When you think about it, water transit has unique financial advantages that highly subsidized Metrorail and Metromover and bus rapid transit and highways lack.
Ferries and water taxis need not buy rights-of-way and then pave them or lay rails or guideways. Nothing must be elevated. No curbing or lighting is needed. Construction is condensed to modifying or creating dock space – the equivalent of a rail or bus station.
That doesn’t mean a water taxi line is a breeze. It will face a raft of environmental rules, as does all transit. It will need multiple docks near transit on shore. Vessels aren’t cheap.
Expanded water transit could in fact require government incentives. In the right structure, they would pay off for us all.
Beyond profit to operators, expanded water transit will serve this community. It can get some of us off jammed roadways. It can ease and speed commutes. It can serve as an amenity for visitors. It could be a lifeline for Key Biscayne, which lives in fear of a loss of its mainland link over bridges that have outlived their lifespan.
No studies would be vital, for a simple reason: Miami-Dade has already studied water transit to death. You can find piles of reports, the latest less than two years old. That 2024 report by a county committee called for a network with 10 specific stops. “More than one single facility is necessary to provide comprehensive and sustainable operation,” the report said. True.
Commissioners have those reports and studies. They should now tell the mayor that they want the county’s transportation team to get to work on the project to make it a reality. Miami Beach has proven it can be done. The test case works.
Mayor Daniella Levine Cava and the commissioners can be heroes by getting behind water transit. No heavy investment is needed.
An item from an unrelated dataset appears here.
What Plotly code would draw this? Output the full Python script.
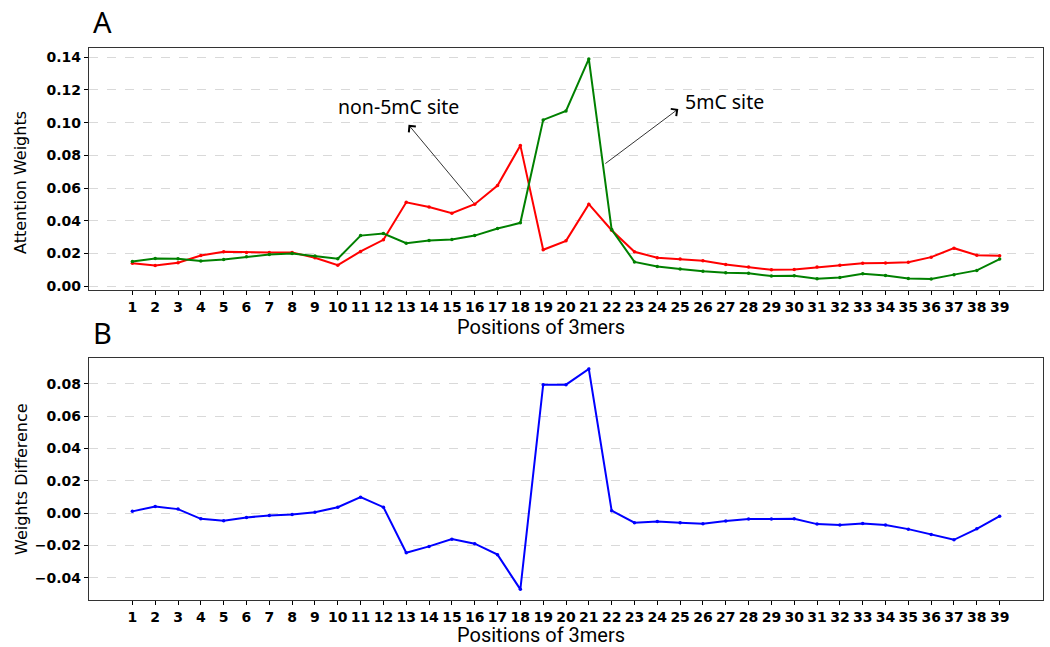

This is a case where a call to private enterprise is totally appropriate – where, after all, are those ferries and water taxis of the northern U.S. working in winter, which is our peak season?
This has been studied to death. Take the studies off the shelves and offer government aid to private enterprise. Look to funding from the sales tax we levy upon ourselves for new mass transportation.
Is early success in Miami Beach scalable? Will economics permit a ferry and taxi fleet? Can water taxis and ferries exceed the 2,500 added users a day that the South Dade bus rapid transit service brought us for a $360 million investment? Daunting questions. Be positive and give it a try.
What we’d like to hear from county government is “I think I can! I think I can!”